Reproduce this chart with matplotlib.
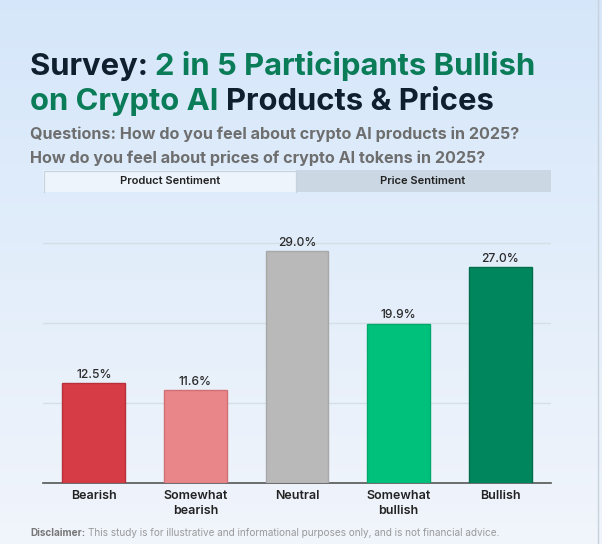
import numpy as np
import matplotlib
matplotlib.use("Agg")
import matplotlib.pyplot as plt
from matplotlib.patches import Rectangle

plt.rcParams["font.family"] = ["Inter", "DejaVu Sans"]

# data
categories = ["Bearish", "Somewhat\nbearish", "Neutral", "Somewhat\nbullish", "Bullish"]
shares = [12.5, 11.6, 29.0, 19.9, 27.0]
bar_colors = ["#d63c45", "#e8868a", "#b9b9b9", "#00c17c", "#00865c"]
edge_colors = ["#b8303a", "#d07075", "#a8a8a8", "#00a86b", "#006e4b"]
title_line1 = [("Survey: ", "#0f1f2e"), ("2 in 5 Participants Bullish", "#0a7c58")]
title_line2 = [("on Crypto AI ", "#0a7c58"), ("Products & Prices", "#0f1f2e")]
subtitle = ["Questions: How do you feel about crypto AI products in 2025?",
            "How do you feel about prices of crypto AI tokens in 2025?"]
tabs = ["Product Sentiment", "Price Sentiment"]

W, H = 602, 544
fig = plt.figure(figsize=(W / 100, H / 100), dpi=100)

# background gradient
bg = fig.add_axes([0, 0, 1, 1], zorder=-10)
grad = np.linspace(0, 1, 256).reshape(-1, 1)
top = np.array([0.835, 0.905, 0.980])
bot = np.array([0.945, 0.960, 0.985])
img = top[None, None, :] * (1 - grad[:, :, None]) + bot[None, None, :] * grad[:, :, None]
bg.imshow(img, aspect="auto", extent=[0, W, H, 0])
bg.set_xlim(0, W)
bg.set_ylim(H, 0)
bg.axis("off")
bg.plot([598, 598], [0, H], color="#c8d2dc", lw=1)

renderer = fig.canvas.get_renderer()


def rich_line(pieces, x, y, size):
    for txt, col in pieces:
        t = bg.text(x, y, txt, color=col, fontsize=size, fontweight="bold",
                    va="baseline", ha="left")
        x += t.get_window_extent(renderer).width


rich_line(title_line1, 30, 75, 22.3)
rich_line(title_line2, 30, 110, 22.3)
bg.text(30, 139, subtitle[0], color="#6e6e6e", fontsize=11.6, fontweight="bold", va="baseline")
bg.text(30, 163, subtitle[1], color="#6e6e6e", fontsize=11.6, fontweight="bold", va="baseline")

# tabs (active tab: open at the bottom)
bg.add_patch(Rectangle((43, 170), 253, 22, facecolor="#edf4fc", edgecolor="none"))
bg.plot([43.5, 43.5, 296, 296], [192, 170.5, 170.5, 192], color="#c6d4e1", lw=0.9)
bg.add_patch(Rectangle((296, 170), 255, 22, facecolor="#cbd8e3", edgecolor="none"))
bg.text(170, 181, tabs[0], ha="center", va="center", fontsize=8, fontweight="semibold", color="#222222")
bg.text(423, 181, tabs[1], ha="center", va="center", fontsize=8, fontweight="semibold", color="#222222")

# disclaimer
t = bg.text(30, 536, "Disclaimer:", color="#777777", fontsize=7.2, fontweight="bold", va="baseline")
bb = t.get_window_extent(renderer)
bg.text(30 + bb.width + 3, 536, "This study is for illustrative and informational purposes only, and is not financial advice.",
        color="#9a9a9a", fontsize=7.2, va="baseline")

# chart
ax = fig.add_axes([43 / W, 1 - 483 / H, 508 / W, 244 / H])
ax.patch.set_alpha(0)
x = np.arange(len(categories))
ax.bar(x, shares, width=0.62, color=bar_colors, edgecolor=edge_colors, linewidth=1, zorder=3)
for xi, v in zip(x, shares):
    ax.text(xi, v + 0.3, f"{v:.1f}%", ha="center", va="bottom", fontsize=8.7,
            fontweight="medium", color="#2a2a2a", zorder=4)
ax.set_xlim(-0.5, 4.5)
ax.set_ylim(0, 30.5)
ax.set_yticks([10, 20, 30])
ax.yaxis.grid(True, color="#d5dde6", lw=1, zorder=0)
ax.tick_params(axis="y", left=False, labelleft=False)
ax.set_xticks(x)
ax.set_xticklabels(categories, fontsize=9, fontweight="semibold", color="#222222", linespacing=1.3)
ax.tick_params(axis="x", length=0, pad=5)
for s in ["top", "right", "left"]:
    ax.spines[s].set_visible(False)
ax.spines["bottom"].set_color("#555555")
ax.spines["bottom"].set_linewidth(1.2)

fig.savefig("out.png", dpi=100)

********************

◆ **Goal**
Give again, word for word, every line from the top of the data through the line with "fig = plt.figure(figsize=(W", both ends included, and exclude the pictures.

◆ **Reply to the exercise**
Reproduce this chart with matplotlib.
import numpy as np
import matplotlib
matplotlib.use("Agg")
import matplotlib.pyplot as plt
from matplotlib.patches import Rectangle

plt.rcParams["font.family"] = ["Inter", "DejaVu Sans"]

# data
categories = ["Bearish", "Somewhat\nbearish", "Neutral", "Somewhat\nbullish", "Bullish"]
shares = [12.5, 11.6, 29.0, 19.9, 27.0]
bar_colors = ["#d63c45", "#e8868a", "#b9b9b9", "#00c17c", "#00865c"]
edge_colors = ["#b8303a", "#d07075", "#a8a8a8", "#00a86b", "#006e4b"]
title_line1 = [("Survey: ", "#0f1f2e"), ("2 in 5 Participants Bullish", "#0a7c58")]
title_line2 = [("on Crypto AI ", "#0a7c58"), ("Products & Prices", "#0f1f2e")]
subtitle = ["Questions: How do you feel about crypto AI products in 2025?",
            "How do you feel about prices of crypto AI tokens in 2025?"]
tabs = ["Product Sentiment", "Price Sentiment"]

W, H = 602, 544
fig = plt.figure(figsize=(W / 100, H / 100), dpi=100)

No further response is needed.